''Eureka's Castle'': Behind the scenes -- We go inside the playful puppet kingdom
What has pink ears and pearly white fangs, wears black, thick-framed glasses (sometimes with flip-up shades), and is always crashing into things?
Kids know: It’s Batly, one of the happy-go-zany characters that inhabit Eureeka’s Castle, Nickelodeon’s popular and much-praised puppet show for preschoolers now in its second season.
On Eureeka’s Castle, the brash Batly — a bat, naturally — has lots of memorable company. Eureeka is a pig-tailed moptop, human variety, who’s a wizardess in training and already has sprouted cute little croissant-like wizard horns. Then there’s Magellan, a bumbling baby dragon with an unruly, ever-thrashing tail; Quagmire and Bogge, the squabbling Moat Twins; Mr. Knack, the castle’s handyman; and Crawdaddy-o, a wise-cracking fish.
Eureeka’s Castle is a flat-out favorite of kids, but grown-ups also approve. Last spring the show won an ACE award, cable’s Emmy equivalent. In response to all this applause, Nickelodeon programmers have increased Eureeka’s airtime from five days a week to seven.
The creators of Eureeka’s Castle say there’s one good reason for the show’s success: the yuk factor. ”We studied up and we think we know the three things that make little kids laugh,” says executive producer Kit Laybourne, 46. The supposedly surefire big three:
Laugh Secret No. 1: Wordplay.
Batly crashes into Eureeka’s kitchen. Eureeka’s horns twitch a few times and she says, ”Hey, why don’t you knock before you drop in.” Batly’s comeback: ”I did knock. I knocked my head.”
Or, Batly talking to his pet insects: ”Knock, knock.”
Insects: ”Who’s there?”
Insects: ”Don who?” — Batly: ”Don go away, ’cause here’s something that’ll really make your day.”
Says Laybourne, ”Preschoolers love jokes, including stupid jokes, much more than adults.”

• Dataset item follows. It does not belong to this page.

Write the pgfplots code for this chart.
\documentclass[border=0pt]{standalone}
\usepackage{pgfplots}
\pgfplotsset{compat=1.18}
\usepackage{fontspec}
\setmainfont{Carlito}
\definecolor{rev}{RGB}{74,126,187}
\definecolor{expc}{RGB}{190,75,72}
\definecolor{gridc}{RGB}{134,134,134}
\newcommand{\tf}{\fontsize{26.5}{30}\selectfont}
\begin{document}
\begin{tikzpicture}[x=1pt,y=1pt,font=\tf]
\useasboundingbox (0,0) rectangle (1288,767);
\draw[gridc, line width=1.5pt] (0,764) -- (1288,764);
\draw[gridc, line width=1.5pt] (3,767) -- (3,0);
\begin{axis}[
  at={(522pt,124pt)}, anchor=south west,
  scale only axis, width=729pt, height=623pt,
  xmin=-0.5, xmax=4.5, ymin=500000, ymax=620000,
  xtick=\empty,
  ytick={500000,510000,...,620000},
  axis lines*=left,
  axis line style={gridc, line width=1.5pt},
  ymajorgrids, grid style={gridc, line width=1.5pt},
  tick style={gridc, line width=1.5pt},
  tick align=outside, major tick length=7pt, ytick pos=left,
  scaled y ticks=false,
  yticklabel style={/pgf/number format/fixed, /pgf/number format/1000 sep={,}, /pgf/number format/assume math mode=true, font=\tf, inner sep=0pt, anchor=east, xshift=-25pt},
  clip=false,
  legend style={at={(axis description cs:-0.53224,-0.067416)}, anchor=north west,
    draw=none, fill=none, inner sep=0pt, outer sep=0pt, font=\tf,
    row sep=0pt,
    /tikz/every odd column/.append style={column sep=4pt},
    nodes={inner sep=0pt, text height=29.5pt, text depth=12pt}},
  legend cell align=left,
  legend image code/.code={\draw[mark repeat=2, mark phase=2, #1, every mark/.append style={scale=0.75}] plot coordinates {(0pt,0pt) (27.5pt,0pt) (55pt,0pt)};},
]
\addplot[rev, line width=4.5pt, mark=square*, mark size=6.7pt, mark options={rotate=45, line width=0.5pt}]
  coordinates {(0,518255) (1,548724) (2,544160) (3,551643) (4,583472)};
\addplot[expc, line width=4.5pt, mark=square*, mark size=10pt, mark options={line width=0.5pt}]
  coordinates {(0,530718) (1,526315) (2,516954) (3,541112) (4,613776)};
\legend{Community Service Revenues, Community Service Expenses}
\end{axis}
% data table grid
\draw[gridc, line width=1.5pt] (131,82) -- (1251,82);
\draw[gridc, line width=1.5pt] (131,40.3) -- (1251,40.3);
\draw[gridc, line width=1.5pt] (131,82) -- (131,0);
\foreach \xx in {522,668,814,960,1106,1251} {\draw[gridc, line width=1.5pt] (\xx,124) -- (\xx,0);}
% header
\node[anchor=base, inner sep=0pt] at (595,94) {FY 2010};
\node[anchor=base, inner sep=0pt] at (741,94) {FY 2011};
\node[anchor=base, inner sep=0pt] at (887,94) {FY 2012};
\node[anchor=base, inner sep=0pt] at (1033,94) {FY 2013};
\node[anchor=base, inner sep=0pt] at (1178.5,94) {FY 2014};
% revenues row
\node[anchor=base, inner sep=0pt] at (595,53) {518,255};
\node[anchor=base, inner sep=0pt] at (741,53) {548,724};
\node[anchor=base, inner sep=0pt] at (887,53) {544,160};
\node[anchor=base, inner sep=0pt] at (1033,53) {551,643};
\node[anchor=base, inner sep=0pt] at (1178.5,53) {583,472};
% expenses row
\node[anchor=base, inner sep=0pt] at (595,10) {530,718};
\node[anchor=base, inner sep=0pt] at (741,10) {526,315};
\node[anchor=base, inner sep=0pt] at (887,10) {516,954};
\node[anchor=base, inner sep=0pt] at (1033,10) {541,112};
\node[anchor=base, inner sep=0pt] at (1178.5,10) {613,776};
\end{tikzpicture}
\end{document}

Secret No. 2: Sight gags and physical shtick.
Whenever Magellan sneezes, the entire castle shakes. And Batly’s entrances are always head-bangers and laugh-producers. ”Big, big yuk getters,” Laybourne says. ”Can’t have enough.”

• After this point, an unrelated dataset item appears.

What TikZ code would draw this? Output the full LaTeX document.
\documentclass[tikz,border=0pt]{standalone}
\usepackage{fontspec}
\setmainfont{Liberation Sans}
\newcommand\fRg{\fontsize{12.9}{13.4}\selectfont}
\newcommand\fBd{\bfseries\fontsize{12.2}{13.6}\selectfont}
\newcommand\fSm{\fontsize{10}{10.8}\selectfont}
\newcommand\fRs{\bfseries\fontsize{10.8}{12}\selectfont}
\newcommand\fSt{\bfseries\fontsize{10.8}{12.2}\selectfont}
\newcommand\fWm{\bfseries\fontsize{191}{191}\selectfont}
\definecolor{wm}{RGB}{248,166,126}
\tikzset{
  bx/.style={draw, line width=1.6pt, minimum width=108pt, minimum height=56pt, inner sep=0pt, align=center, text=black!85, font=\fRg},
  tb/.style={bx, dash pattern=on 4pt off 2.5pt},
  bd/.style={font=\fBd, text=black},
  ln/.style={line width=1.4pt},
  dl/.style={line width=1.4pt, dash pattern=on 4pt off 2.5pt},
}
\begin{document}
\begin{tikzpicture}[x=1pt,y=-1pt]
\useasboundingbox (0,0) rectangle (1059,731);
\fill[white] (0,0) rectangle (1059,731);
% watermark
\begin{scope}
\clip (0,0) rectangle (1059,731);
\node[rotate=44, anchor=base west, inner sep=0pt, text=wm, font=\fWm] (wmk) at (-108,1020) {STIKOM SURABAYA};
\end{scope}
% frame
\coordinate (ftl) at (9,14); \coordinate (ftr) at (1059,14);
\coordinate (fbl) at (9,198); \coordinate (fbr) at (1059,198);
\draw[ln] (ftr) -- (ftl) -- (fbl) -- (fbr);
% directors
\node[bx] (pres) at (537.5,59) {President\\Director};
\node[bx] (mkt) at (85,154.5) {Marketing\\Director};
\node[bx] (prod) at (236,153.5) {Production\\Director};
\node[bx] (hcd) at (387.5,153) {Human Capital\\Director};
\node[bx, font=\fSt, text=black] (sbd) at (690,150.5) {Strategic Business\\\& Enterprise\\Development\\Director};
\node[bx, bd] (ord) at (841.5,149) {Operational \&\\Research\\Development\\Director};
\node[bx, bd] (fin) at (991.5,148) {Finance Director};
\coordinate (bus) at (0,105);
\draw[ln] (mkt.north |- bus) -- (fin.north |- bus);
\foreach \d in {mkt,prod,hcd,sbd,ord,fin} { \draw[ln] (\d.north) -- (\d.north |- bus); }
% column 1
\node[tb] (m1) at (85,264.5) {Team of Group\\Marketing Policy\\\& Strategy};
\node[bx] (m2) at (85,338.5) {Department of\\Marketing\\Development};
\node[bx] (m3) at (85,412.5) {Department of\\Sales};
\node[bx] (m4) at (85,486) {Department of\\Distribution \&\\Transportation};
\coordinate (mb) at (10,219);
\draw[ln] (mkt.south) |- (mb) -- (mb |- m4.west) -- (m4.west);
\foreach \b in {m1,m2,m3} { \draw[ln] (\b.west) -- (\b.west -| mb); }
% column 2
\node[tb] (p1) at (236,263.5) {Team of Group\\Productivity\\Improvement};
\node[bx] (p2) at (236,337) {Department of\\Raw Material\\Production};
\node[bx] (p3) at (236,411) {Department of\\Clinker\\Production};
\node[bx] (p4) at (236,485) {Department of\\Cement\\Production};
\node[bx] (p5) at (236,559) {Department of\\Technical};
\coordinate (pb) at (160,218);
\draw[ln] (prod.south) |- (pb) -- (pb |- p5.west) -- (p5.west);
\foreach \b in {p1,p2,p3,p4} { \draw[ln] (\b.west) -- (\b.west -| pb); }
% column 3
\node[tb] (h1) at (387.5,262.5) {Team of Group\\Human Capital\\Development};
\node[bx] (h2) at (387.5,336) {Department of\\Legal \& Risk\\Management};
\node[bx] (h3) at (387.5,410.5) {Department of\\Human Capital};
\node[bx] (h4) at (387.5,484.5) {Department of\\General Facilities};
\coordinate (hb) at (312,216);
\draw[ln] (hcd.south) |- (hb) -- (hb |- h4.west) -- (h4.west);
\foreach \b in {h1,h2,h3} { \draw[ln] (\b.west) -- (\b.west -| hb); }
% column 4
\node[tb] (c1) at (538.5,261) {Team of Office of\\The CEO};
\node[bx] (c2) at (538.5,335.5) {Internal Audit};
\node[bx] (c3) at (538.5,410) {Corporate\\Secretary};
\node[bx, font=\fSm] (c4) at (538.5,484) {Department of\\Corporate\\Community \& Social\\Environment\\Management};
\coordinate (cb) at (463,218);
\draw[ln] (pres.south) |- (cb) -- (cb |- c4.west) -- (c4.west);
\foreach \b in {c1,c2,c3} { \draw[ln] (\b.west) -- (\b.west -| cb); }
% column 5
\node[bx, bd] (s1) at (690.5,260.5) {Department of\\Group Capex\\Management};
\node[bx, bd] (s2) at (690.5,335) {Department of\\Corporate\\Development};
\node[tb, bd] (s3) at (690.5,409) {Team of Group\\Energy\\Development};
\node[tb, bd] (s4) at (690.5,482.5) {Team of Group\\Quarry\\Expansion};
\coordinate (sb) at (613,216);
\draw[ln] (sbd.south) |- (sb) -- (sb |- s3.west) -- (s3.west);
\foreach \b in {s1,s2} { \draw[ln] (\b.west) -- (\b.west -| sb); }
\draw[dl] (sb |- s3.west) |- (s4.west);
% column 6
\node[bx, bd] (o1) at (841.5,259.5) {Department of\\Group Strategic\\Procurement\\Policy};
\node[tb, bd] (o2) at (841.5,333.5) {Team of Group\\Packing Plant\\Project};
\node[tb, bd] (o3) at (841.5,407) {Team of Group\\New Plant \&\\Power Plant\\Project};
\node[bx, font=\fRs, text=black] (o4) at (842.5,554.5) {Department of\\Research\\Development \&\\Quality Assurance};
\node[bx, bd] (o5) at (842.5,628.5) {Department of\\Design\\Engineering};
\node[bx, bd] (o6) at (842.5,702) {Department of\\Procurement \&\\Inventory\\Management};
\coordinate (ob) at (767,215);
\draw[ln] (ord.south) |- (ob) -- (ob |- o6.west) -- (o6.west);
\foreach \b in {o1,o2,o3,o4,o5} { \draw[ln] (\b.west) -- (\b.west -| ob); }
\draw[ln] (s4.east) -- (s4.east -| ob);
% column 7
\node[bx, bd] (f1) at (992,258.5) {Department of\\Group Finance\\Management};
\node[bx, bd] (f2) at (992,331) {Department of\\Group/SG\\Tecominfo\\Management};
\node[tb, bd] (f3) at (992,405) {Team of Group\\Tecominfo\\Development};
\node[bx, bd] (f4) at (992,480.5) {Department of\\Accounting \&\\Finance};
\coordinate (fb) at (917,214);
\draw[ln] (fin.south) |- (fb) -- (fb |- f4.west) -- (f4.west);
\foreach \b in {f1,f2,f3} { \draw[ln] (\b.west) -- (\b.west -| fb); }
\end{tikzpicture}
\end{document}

Of course, that sort of funny business ties the show firmly to a long-established tradition. ”I grew up watching the Three Stooges, Abbott and Costello, and Laurel and Hardy, and they’re not on the air now, and I think kids are really missing out,” says chief puppeteer Jim Kroupa, 32, whose New York City-based company, 3/Design Studio, designed and built the show’s puppets.
Secret No. 3.: Running jokes.
Every time Eureeka casts a spell, it goes awry. Whenever Batly loses his glasses, Eureeka tries to divine them out of thin air — and comes up with grass, two basses, and a pair of Lassies, but no glasses. ”Little kids love this kind of stuff,” Laybourne says, ”because they can see what’s coming up and they’re in on the joke and they delight in seeing how it gets played out.”

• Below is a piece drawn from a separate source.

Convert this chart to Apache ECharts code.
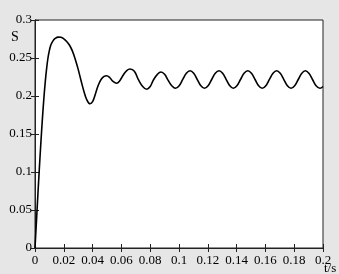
<!DOCTYPE html>
<html>
<head>
<meta charset="utf-8">
<script src="https://cdn.jsdelivr.net/npm/echarts@6/dist/echarts.min.js"></script>
<style>
html,body{margin:0;padding:0;background:#e6e6e6;}
#c{width:339px;height:274px;}
</style>
</head>
<body>
<div id="c"></div>
<script>
var xTicks = [0, 0.02, 0.04, 0.06, 0.08, 0.1, 0.12, 0.14, 0.16, 0.18, 0.2];
var yTicks = [0, 0.05, 0.1, 0.15, 0.2, 0.25, 0.3];
var tValues = [
  0, 0.001, 0.002, 0.003, 0.004, 0.005, 0.006, 0.007, 0.008, 0.009,
  0.010, 0.011, 0.0125, 0.014, 0.0162, 0.018, 0.020, 0.022, 0.024, 0.026,
  0.028, 0.030, 0.032, 0.034, 0.036, 0.0382, 0.040, 0.042, 0.044, 0.046,
  0.048, 0.0498, 0.052, 0.054, 0.0567, 0.059, 0.0613, 0.0637, 0.066, 0.069,
  0.0718, 0.0748, 0.0776, 0.080, 0.0822, 0.085, 0.0875, 0.090, 0.0925, 0.095,
  0.0976, 0.1001, 0.1026, 0.1051, 0.1077, 0.1102, 0.1127, 0.1152, 0.1177, 0.1202,
  0.1227, 0.1252, 0.1278, 0.1303, 0.1328, 0.1353, 0.1377, 0.1402, 0.1427, 0.1452,
  0.1478, 0.1503, 0.1528, 0.1553, 0.1578, 0.1603, 0.1628, 0.1653, 0.1678, 0.1703,
  0.1728, 0.1753, 0.1778, 0.1803, 0.1828, 0.1853, 0.1877, 0.1902, 0.1927, 0.1952,
  0.1979, 0.2000
];
var sValues = [
  0, 0.035, 0.070, 0.104, 0.136, 0.166, 0.193, 0.216, 0.235, 0.250,
  0.260, 0.267, 0.2725, 0.2757, 0.2775, 0.2772, 0.2752, 0.2718, 0.2668, 0.259,
  0.248, 0.235, 0.220, 0.206, 0.195, 0.1898, 0.1925, 0.203, 0.2145, 0.222,
  0.2258, 0.2267, 0.224, 0.2195, 0.2168, 0.2205, 0.2276, 0.2335, 0.2355, 0.2325,
  0.2215, 0.2125, 0.2088, 0.2125, 0.221, 0.2285, 0.2315, 0.2285, 0.2205, 0.2135,
  0.2102, 0.2136, 0.2218, 0.2300, 0.2333, 0.2299, 0.2216, 0.2134, 0.2101, 0.2135,
  0.2217, 0.2299, 0.2332, 0.2298, 0.2216, 0.2135, 0.2101, 0.2135, 0.2217, 0.2300,
  0.2333, 0.2299, 0.2217, 0.2135, 0.2102, 0.2136, 0.2218, 0.2299, 0.2332, 0.2298,
  0.2216, 0.2134, 0.2101, 0.2135, 0.2217, 0.2300, 0.2333, 0.2299, 0.2217, 0.2135,
  0.2102, 0.2125
];
var yName = 'S';
var xName = 't/s';

var data = tValues.map(function (t, i) { return [t, sValues[i]]; });
var font = '"Liberation Serif", "DejaVu Serif", serif';
var axisLineStyle = { color: '#222', width: 1 };

function fmt(v) { return String(+v.toFixed(4)); }

var chart = echarts.init(document.getElementById('c'), null, { renderer: 'canvas' });
chart.setOption({
  backgroundColor: '#e6e6e6',
  animation: false,
  grid: { left: 35, top: 20, right: 16, bottom: 26, show: true, backgroundColor: '#ffffff', borderColor: '#222', borderWidth: 1 },
  xAxis: [{
    type: 'value', min: xTicks[0], max: xTicks[xTicks.length - 1], interval: 0.02,
    axisLine: { show: true, lineStyle: axisLineStyle },
    axisTick: { show: true, inside: true, length: 4, lineStyle: axisLineStyle },
    axisLabel: { color: '#000', fontFamily: font, fontSize: 13, margin: 6, formatter: fmt },
    splitLine: { show: false }
  }, {
    type: 'value', position: 'top', min: xTicks[0], max: xTicks[xTicks.length - 1], interval: 0.02,
    axisLine: { show: true, lineStyle: axisLineStyle },
    axisTick: { show: true, inside: true, length: 4, lineStyle: axisLineStyle },
    axisLabel: { show: false },
    splitLine: { show: false }
  }],
  yAxis: [{
    type: 'value', min: yTicks[0], max: yTicks[yTicks.length - 1], interval: 0.05,
    axisLine: { show: true, lineStyle: axisLineStyle },
    axisTick: { show: true, inside: true, length: 4, lineStyle: axisLineStyle },
    axisLabel: { color: '#000', fontFamily: font, fontSize: 13, margin: 3, formatter: fmt },
    splitLine: { show: false }
  }, {
    type: 'value', position: 'right', min: yTicks[0], max: yTicks[yTicks.length - 1], interval: 0.05,
    axisLine: { show: true, lineStyle: axisLineStyle },
    axisTick: { show: true, inside: true, length: 4, lineStyle: axisLineStyle },
    axisLabel: { show: false },
    splitLine: { show: false }
  }],
  graphic: [
    { type: 'text', left: 11, top: 30, style: { text: yName, font: '14px ' + font, fill: '#000' } },
    { type: 'text', left: 324, top: 262, style: { text: xName, font: '13px ' + font, fill: '#000' } }
  ],
  series: [{
    type: 'line', data: data, xAxisIndex: 0, yAxisIndex: 0,
    showSymbol: false, smooth: 0.4,
    lineStyle: { color: '#000', width: 1.6 }
  }]
});
</script>
</body>
</html>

Eureeka’s Castle also features live-action movies, claymation films, and musical interludes by such performers as Tom Chapin. Also impressive are the cartoons produced by Weston Woods Studios. These animated versions of classic kids’ stories include William Steig’s The Amazing Bone, about a pig with a talking bone, and Harold and the Purple Crayon, Crockett Johnson’s 1955 story about a little boy who, crayon in hand, draws his own adventures as he goes through them. Each Eureeka’s Castle episode is divided into four segments featuring the puppet characters, with the other elements in between.
Puppets remain the prime attraction, and all the show’s principal puppeteers spent time working for the master himself, the late Jim Henson. But where Henson’s work on Sesame Street often was concerned with teaching kids about numbers and the alphabet, the Eureeka’s people have a different mission — addressing the millions of kids who spend much of their livvs in day-care. The show specializes in how-to-get-along issues: how to deal with bullies and teasing, how to handle boredom, how to answer the phone. ”Each of the scripts has that fig leaf of redeeming value,” says Laybourne, who works closely on the show with creative director Eli Noyes.
Needless to say, even those lessons provide kids with their minimum daily requirement of side-splitters. ”We are aware of our target audience and their special needs and how they need help coping with the problems of their lives,” Laybourne says. ”But just as much of it is about equipping them with a sense of humor. We’re making a generation of Americans that will laugh harder.
”And,” the keeper of laugh secrets adds, ”I think they’re going to need to. It’s looking pretty weird out there.”